• WHAT YOU NEED TO DO
Start at the line containing "Output the Python", stop at the line containing "5, 4, 3, 2, 1, 0, 0, 1]", and please reproduce every line in between, both ends included, without pictures.

• RECORDS FOR THE TASK
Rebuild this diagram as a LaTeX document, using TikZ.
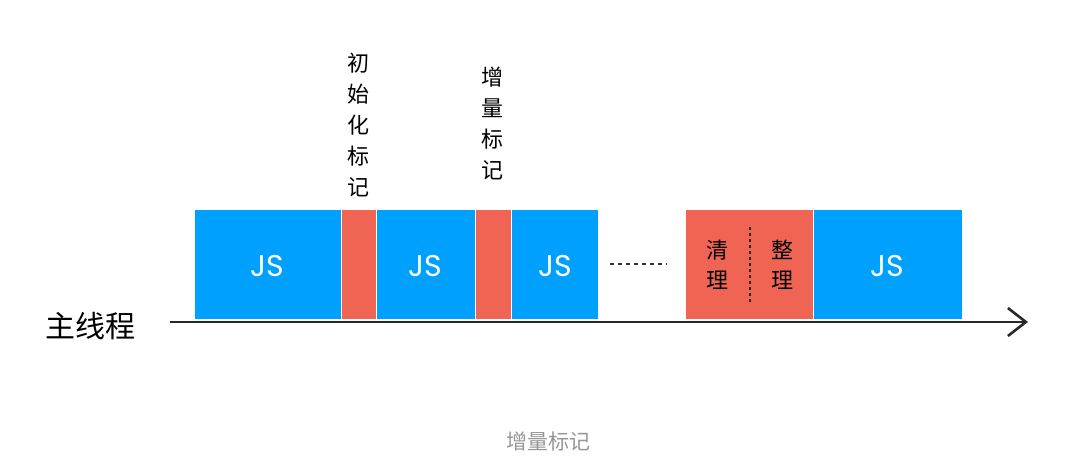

* * *

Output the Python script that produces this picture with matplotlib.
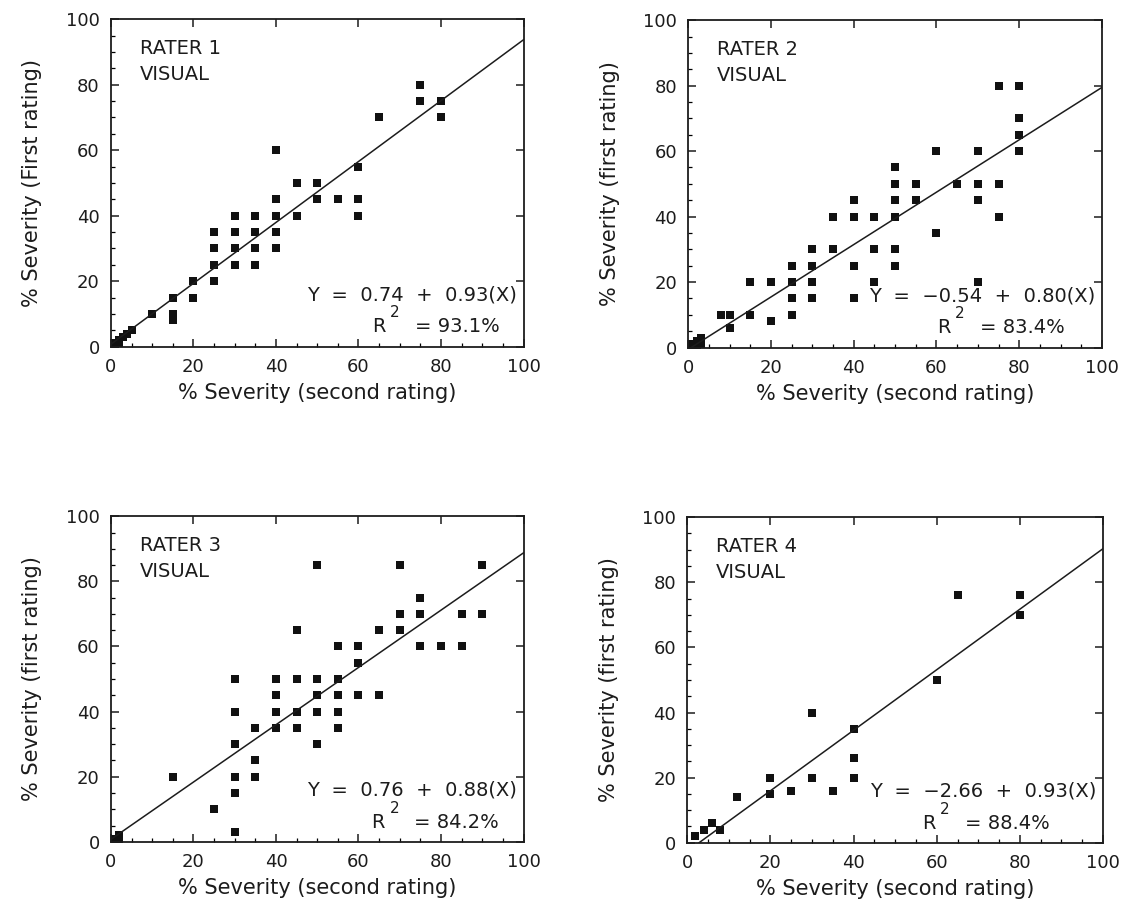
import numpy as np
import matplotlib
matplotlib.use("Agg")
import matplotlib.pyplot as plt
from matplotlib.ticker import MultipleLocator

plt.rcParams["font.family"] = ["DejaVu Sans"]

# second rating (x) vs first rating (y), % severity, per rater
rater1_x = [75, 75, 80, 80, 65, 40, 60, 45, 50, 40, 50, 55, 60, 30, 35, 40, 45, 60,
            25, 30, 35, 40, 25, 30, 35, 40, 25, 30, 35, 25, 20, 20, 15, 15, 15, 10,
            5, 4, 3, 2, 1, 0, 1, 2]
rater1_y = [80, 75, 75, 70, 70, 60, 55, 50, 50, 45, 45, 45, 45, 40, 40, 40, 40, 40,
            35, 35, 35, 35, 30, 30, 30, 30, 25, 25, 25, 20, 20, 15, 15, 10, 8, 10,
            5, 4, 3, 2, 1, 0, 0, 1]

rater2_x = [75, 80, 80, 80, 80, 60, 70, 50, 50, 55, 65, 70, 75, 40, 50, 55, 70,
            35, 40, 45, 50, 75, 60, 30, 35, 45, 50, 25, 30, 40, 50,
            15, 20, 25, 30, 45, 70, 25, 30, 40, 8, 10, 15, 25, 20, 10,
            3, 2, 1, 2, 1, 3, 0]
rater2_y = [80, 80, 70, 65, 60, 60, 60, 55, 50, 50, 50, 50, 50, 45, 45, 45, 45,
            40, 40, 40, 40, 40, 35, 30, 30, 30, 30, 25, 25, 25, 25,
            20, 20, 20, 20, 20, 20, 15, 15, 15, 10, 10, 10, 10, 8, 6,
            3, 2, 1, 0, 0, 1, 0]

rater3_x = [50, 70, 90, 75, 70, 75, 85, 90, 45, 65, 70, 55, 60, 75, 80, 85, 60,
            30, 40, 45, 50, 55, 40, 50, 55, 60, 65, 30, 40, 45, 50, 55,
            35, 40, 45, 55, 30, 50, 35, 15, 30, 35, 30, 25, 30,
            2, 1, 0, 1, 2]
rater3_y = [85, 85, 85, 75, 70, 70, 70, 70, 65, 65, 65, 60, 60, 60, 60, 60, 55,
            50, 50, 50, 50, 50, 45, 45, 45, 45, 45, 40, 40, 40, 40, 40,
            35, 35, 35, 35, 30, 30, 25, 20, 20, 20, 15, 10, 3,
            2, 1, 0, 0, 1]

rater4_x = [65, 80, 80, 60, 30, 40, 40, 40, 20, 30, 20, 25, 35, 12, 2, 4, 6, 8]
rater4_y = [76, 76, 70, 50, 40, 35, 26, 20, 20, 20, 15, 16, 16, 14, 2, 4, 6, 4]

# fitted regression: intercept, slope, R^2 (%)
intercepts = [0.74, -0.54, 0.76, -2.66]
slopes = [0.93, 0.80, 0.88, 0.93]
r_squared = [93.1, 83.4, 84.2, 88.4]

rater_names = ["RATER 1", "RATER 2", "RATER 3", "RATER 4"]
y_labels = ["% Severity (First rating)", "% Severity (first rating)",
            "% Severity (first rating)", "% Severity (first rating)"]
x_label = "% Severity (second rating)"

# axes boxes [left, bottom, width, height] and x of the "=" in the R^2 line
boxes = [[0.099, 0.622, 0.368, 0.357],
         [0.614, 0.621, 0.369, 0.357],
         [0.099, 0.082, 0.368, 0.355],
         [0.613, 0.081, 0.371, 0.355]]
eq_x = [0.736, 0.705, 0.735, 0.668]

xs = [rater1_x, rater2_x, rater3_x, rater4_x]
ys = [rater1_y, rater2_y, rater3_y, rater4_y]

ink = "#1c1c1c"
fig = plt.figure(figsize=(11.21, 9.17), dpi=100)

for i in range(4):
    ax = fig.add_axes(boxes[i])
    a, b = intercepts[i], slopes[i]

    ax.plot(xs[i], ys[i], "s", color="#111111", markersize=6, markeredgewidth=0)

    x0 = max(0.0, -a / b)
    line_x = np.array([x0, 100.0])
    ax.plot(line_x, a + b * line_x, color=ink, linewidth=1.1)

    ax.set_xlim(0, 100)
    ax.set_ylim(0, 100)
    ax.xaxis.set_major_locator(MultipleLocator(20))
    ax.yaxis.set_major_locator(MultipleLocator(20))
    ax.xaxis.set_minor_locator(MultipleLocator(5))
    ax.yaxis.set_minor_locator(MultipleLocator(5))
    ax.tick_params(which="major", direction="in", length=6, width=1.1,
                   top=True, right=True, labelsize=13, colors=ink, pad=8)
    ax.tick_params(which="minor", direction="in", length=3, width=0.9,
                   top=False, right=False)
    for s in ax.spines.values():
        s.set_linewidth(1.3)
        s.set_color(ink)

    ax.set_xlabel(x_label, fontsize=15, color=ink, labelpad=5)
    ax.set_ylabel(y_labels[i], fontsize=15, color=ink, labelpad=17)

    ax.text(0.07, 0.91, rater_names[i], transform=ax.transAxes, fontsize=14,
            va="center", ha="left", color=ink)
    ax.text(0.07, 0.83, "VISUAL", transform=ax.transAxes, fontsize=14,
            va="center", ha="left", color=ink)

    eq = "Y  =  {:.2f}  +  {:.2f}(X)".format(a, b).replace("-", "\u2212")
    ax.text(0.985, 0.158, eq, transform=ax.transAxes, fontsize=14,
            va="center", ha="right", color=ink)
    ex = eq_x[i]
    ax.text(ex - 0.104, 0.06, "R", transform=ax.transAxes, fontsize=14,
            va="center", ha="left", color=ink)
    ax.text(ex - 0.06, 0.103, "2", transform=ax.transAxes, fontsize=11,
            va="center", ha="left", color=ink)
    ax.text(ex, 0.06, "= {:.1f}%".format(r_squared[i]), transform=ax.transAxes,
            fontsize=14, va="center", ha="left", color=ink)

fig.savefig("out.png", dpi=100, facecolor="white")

• SOLUTION FOR THIS EXERCISE
Output the Python script that produces this picture with matplotlib.
import numpy as np
import matplotlib
matplotlib.use("Agg")
import matplotlib.pyplot as plt
from matplotlib.ticker import MultipleLocator

plt.rcParams["font.family"] = ["DejaVu Sans"]

# second rating (x) vs first rating (y), % severity, per rater
rater1_x = [75, 75, 80, 80, 65, 40, 60, 45, 50, 40, 50, 55, 60, 30, 35, 40, 45, 60,
            25, 30, 35, 40, 25, 30, 35, 40, 25, 30, 35, 25, 20, 20, 15, 15, 15, 10,
            5, 4, 3, 2, 1, 0, 1, 2]
rater1_y = [80, 75, 75, 70, 70, 60, 55, 50, 50, 45, 45, 45, 45, 40, 40, 40, 40, 40,
            35, 35, 35, 35, 30, 30, 30, 30, 25, 25, 25, 20, 20, 15, 15, 10, 8, 10,
            5, 4, 3, 2, 1, 0, 0, 1]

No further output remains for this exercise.